Statistics has two aspects: algorithms and inference.
Statistical inference is a system of mathematical logic for guidance and correction (or justification). Classical inference methodology: frequentist, Bayesian, and Fisherian.
Principles of Statistical Inference: Sufficiency principle, Conditionality principle, Likelihood principle.
The fundamental construct in probability is random variable; the fundamental construct in statistics is random sample.
In statistics, a model is a probability distribution of one or more variables: univariate models; regression models;
Parametric and nonparametric methods do not have essential difference between or superiority to each other: both are collections of models and take random samples as the sole input for estimation (frequentist). Parametric methods are algorithms selecting a unique probability model from a subspace of probability models, indexed by model parameter. Nonparametric methods are algorithms selecting a unique probability model from another subspace of probability models, only without an index. Generally, nonparametric methods are non-mechanistic methods, which are statistical in essence.
Random sample is a sampling process from a hypothetical population. Traditional statistics assumes "large n, small p" (\(n\) for observations, \(p\) for parameters measured.) While in modern statistics, the problem typically is "small n, large p".

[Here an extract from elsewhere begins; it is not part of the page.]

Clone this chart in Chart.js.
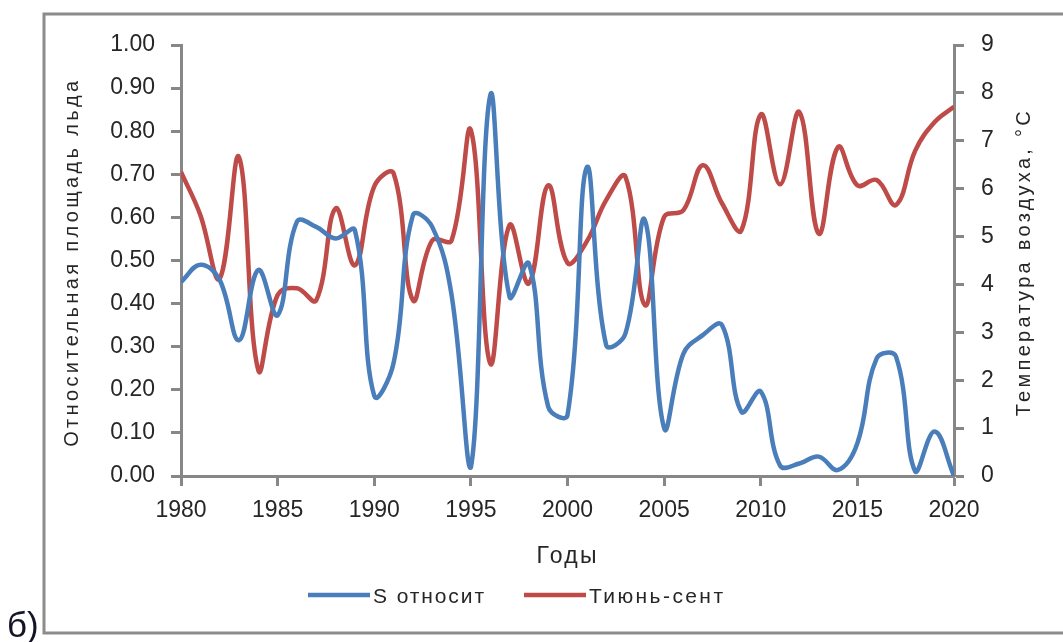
<!DOCTYPE html>
<html>
<head>
<meta charset="utf-8">
<script src="https://cdn.jsdelivr.net/npm/chart.js@4.4.1/dist/chart.umd.min.js"></script>
<style>
  html, body { margin: 0; padding: 0; background: #fff; overflow: hidden; }
  #wrap { width: 1063px; height: 642px; position: relative; }
  canvas { display: block; }
</style>
</head>
<body>
<div id="wrap"><canvas id="c" width="1063" height="642"></canvas></div>
<script>
// Years of observation
const years = [1980, 1981, 1982, 1983, 1984, 1985, 1986, 1987, 1988, 1989,
               1990, 1991, 1992, 1993, 1994, 1995, 1996, 1997, 1998, 1999,
               2000, 2001, 2002, 2003, 2004, 2005, 2006, 2007, 2008, 2009,
               2010, 2011, 2012, 2013, 2014, 2015, 2016, 2017, 2018, 2019, 2020];

// Relative ice area (left axis)
const iceShare = [0.45, 0.49, 0.455, 0.315, 0.478, 0.373, 0.59, 0.578, 0.551, 0.57,
                  0.186, 0.262, 0.605, 0.578, 0.42, 0.02, 0.883, 0.416, 0.493, 0.161,
                  0.141, 0.716, 0.304, 0.331, 0.594, 0.111, 0.284, 0.327, 0.35, 0.149,
                  0.196, 0.024, 0.029, 0.045, 0.014, 0.076, 0.273, 0.277, 0.01, 0.103, 0.0];

// June–September air temperature, °C (right axis)
const tempJunSep = [6.35, 5.45, 4.12, 6.66, 2.21, 3.78, 3.92, 3.67, 5.59, 4.40,
                    6.05, 6.32, 3.67, 4.92, 4.92, 7.22, 2.35, 5.24, 4.02, 6.07,
                    4.45, 4.9, 5.76, 6.25, 3.57, 5.41, 5.55, 6.49, 5.69, 5.13,
                    7.55, 6.09, 7.60, 5.06, 6.87, 6.07, 6.18, 5.66, 6.80, 7.39, 7.71];

// Axis tick values
const yearTicks = [1980, 1985, 1990, 1995, 2000, 2005, 2010, 2015, 2020];
const iceTicks = [0, 0.1, 0.2, 0.3, 0.4, 0.5, 0.6, 0.7, 0.8, 0.9, 1.0];
const tempTicks = [0, 1, 2, 3, 4, 5, 6, 7, 8, 9];

const seriesNames = ['S относит', 'Тиюнь-сент'];
const xTitle = 'Годы';
const leftTitle = 'Относительная площадь льда';
const rightTitle = 'Температура воздуха, °С';
const panelLabel = 'б)';

const BLUE = '#4a7ebb';
const RED = '#be4b48';
const AXIS = '#878787';
const TEXT = '#262626';
const FONT = '"Liberation Sans", Arial, sans-serif';

// Draws a string (optionally rotated) stretched to a given length via letter spacing
function spacedText(ctx, text, cx, cy, size, length, angle) {
  ctx.save();
  ctx.font = size + 'px ' + FONT;
  ctx.letterSpacing = '0px';
  const w = ctx.measureText(text).width;
  const sp = Math.max(0, (length - w) / (text.length - 1));
  ctx.letterSpacing = sp + 'px';
  ctx.translate(cx + (angle ? 0 : sp / 2), cy + (angle ? sp / 2 : 0));
  if (angle) ctx.rotate(angle);
  ctx.textAlign = 'center';
  ctx.textBaseline = 'middle';
  ctx.fillStyle = TEXT;
  ctx.fillText(text, 0, 0);
  ctx.restore();
}

const decorations = {
  id: 'decorations',
  afterDraw(chart) {
    const ctx = chart.ctx;
    const area = chart.chartArea;

    // frame around the figure
    ctx.save();
    ctx.strokeStyle = '#8c8c8c';
    ctx.lineWidth = 3;
    ctx.beginPath();
    ctx.moveTo(1070, 14);
    ctx.lineTo(44, 14);
    ctx.lineTo(44, 633);
    ctx.lineTo(1070, 633);
    ctx.stroke();
    ctx.restore();

    // panel letter
    ctx.save();
    ctx.font = '35px ' + FONT;
    ctx.fillStyle = '#141428';
    ctx.textBaseline = 'alphabetic';
    ctx.fillText(panelLabel, 7, 637);
    ctx.restore();

    // axis titles
    spacedText(ctx, leftTitle, 72, (area.top + area.bottom) / 2, 20, 366, -Math.PI / 2);
    spacedText(ctx, rightTitle, 1024, (area.top + area.bottom) / 2, 20, 305, -Math.PI / 2);
    spacedText(ctx, xTitle, (area.left + area.right) / 2 - 1, 557, 23, 60, 0);

    // legend
    const items = chart.data.datasets.map(d => ({ label: d.label, color: d.borderColor }));
    const lx = [308, 524];
    const textLen = [111, 134];
    items.forEach((it, i) => {
      ctx.save();
      ctx.strokeStyle = it.color;
      ctx.lineWidth = 4.5;
      ctx.beginPath();
      ctx.moveTo(lx[i], 595);
      ctx.lineTo(lx[i] + 62, 595);
      ctx.stroke();
      ctx.restore();
      ctx.save();
      ctx.font = '21px ' + FONT;
      ctx.letterSpacing = '0px';
      const w = ctx.measureText(it.label).width;
      const sp = Math.max(0, (textLen[i] - w) / (it.label.length - 1));
      ctx.letterSpacing = sp + 'px';
      ctx.fillStyle = TEXT;
      ctx.textBaseline = 'alphabetic';
      ctx.textAlign = 'left';
      ctx.fillText(it.label, lx[i] + 65, 603);
      ctx.restore();
    });
  }
};

const tickFont = { family: FONT, size: 23 };

new Chart(document.getElementById('c'), {
  type: 'line',
  data: {
    datasets: [
      {
        label: seriesNames[0],
        data: years.map((yr, i) => ({ x: yr, y: iceShare[i] })),
        borderColor: BLUE,
        backgroundColor: BLUE,
        borderWidth: 4.5,
        pointRadius: 0,
        tension: 0.4,
        yAxisID: 'yL'
      },
      {
        label: seriesNames[1],
        data: years.map((yr, i) => ({ x: yr, y: tempJunSep[i] })),
        borderColor: RED,
        backgroundColor: RED,
        borderWidth: 4.5,
        pointRadius: 0,
        tension: 0.4,
        yAxisID: 'yR'
      }
    ]
  },
  options: {
    responsive: false,
    devicePixelRatio: 1,
    animation: false,
    layout: { padding: { top: 45, left: 0, right: 0, bottom: 0 } },
    plugins: { legend: { display: false }, tooltip: { enabled: false } },
    scales: {
      x: {
        type: 'linear',
        min: years[0],
        max: years[years.length - 1],
        afterBuildTicks: s => { s.ticks = yearTicks.map(v => ({ value: v })); },
        afterFit: s => { s.height = 166; },
        ticks: { font: tickFont, color: TEXT, padding: 11, maxRotation: 0, autoSkip: false,
                 callback: v => String(v) },
        grid: { drawOnChartArea: false, drawTicks: true, tickLength: 10, tickColor: AXIS, tickWidth: 3 },
        border: { color: AXIS, width: 3 }
      },
      yL: {
        position: 'left',
        min: 0,
        max: 1,
        afterBuildTicks: s => { s.ticks = iceTicks.map(v => ({ value: v })); },
        afterFit: s => { s.width = 181; },
        ticks: { font: tickFont, color: TEXT, padding: 16, callback: v => Number(v).toFixed(2) },
        grid: { drawOnChartArea: false, drawTicks: true, tickLength: 10, tickColor: AXIS, tickWidth: 3 },
        border: { color: AXIS, width: 3 }
      },
      yR: {
        position: 'right',
        min: 0,
        max: 9,
        afterBuildTicks: s => { s.ticks = tempTicks.map(v => ({ value: v })); },
        afterFit: s => { s.width = 109; },
        ticks: { font: tickFont, color: TEXT, padding: 17, callback: v => String(v) },
        grid: { drawOnChartArea: false, drawTicks: true, tickLength: 10, tickColor: AXIS, tickWidth: 3 },
        border: { color: AXIS, width: 3 }
      }
    }
  },
  plugins: [decorations]
});
</script>
</body>
</html>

Point Estimation: methods of finding and evaluating estimators, UMVU estimators;
Interval Estimation: confidence interval, tolerance interval;
regression: Least-squares, lasso, ridge
Likelihood Ratio Test (LRT), Uniformly Most Powerful (UMP) Test
False discovery rate (FDR)
Asymptotic Analysis:
Statistical learning is the attempt to explain techniques of learning from data in a statistical framework.
prediction, explanation
Before Fisher, statisticians didn’t really understand estimation. The same can be said now about prediction. {CASI2017}
Notes on Intuitive Biostatistics {Motulsky1995}
Table 1: Statistical Techniques
Purpose | Continuous Data | Count or Ranked Data | Arrival Time | Binary Data |
---|---|---|---|---|
(Examples) | (Height) | (Number of headaches in a week; Self-report score) | (Life expectancy of a patient; Minutes until REM sleep begins | Recurrence of infection) |
Describe one sample | Frequency distribution; Sample mean; Quantiles; Sample standard deviation | Frequency distribution; Quantiles; | Kaplan-Meier survival curve; Median survival curve; Five-year survival percentage | Proportion |
Distributional Test | Normality tests; Outlier tests | N/A | N/A | N/A |
Infer about one population | One-sample t test | Wilcoxon’s rank-sum test | Confidence bands around survival curve; CI of median survival | CI of proportion; Binomial test to compare observed distribution with a theoretical (expected) distribution |
Compare two unpaired groups | Unpaired t test | Mann-Whitney test | Log-rank test; Gehan-Breslow test; CI of ratio of median survival times; CI of hazard ratio | Fisher’s exact test; |
Compare two paired groups | Paired t test | Wilcoxon’s matched paires test | Conditional proportional hazards regression | McNemar’s test |
Compare three or more unpaired groups | One-way ANOVA followed by multiple comparison tests | Kruskal-Wallis test; Dunn’s posttest | Log-rank test; Gehan-Breslow test | Chi-squared test (for trend) |
Compare three or more paired groups | Repeated-measures ANOVA followed by multiple comparison tests | Friedman’s test; Dunn’s posttest | Conditional proportional hazards regression | Cochran’s Q |
Quantify association between two variables | Pearson’s correlation | Spearman’s correlation | N/A | N/A |
Predict one variable from one or several others | linear/nonlinear regression | N/A | Cox’s proportional hazards regression | Logistic regression |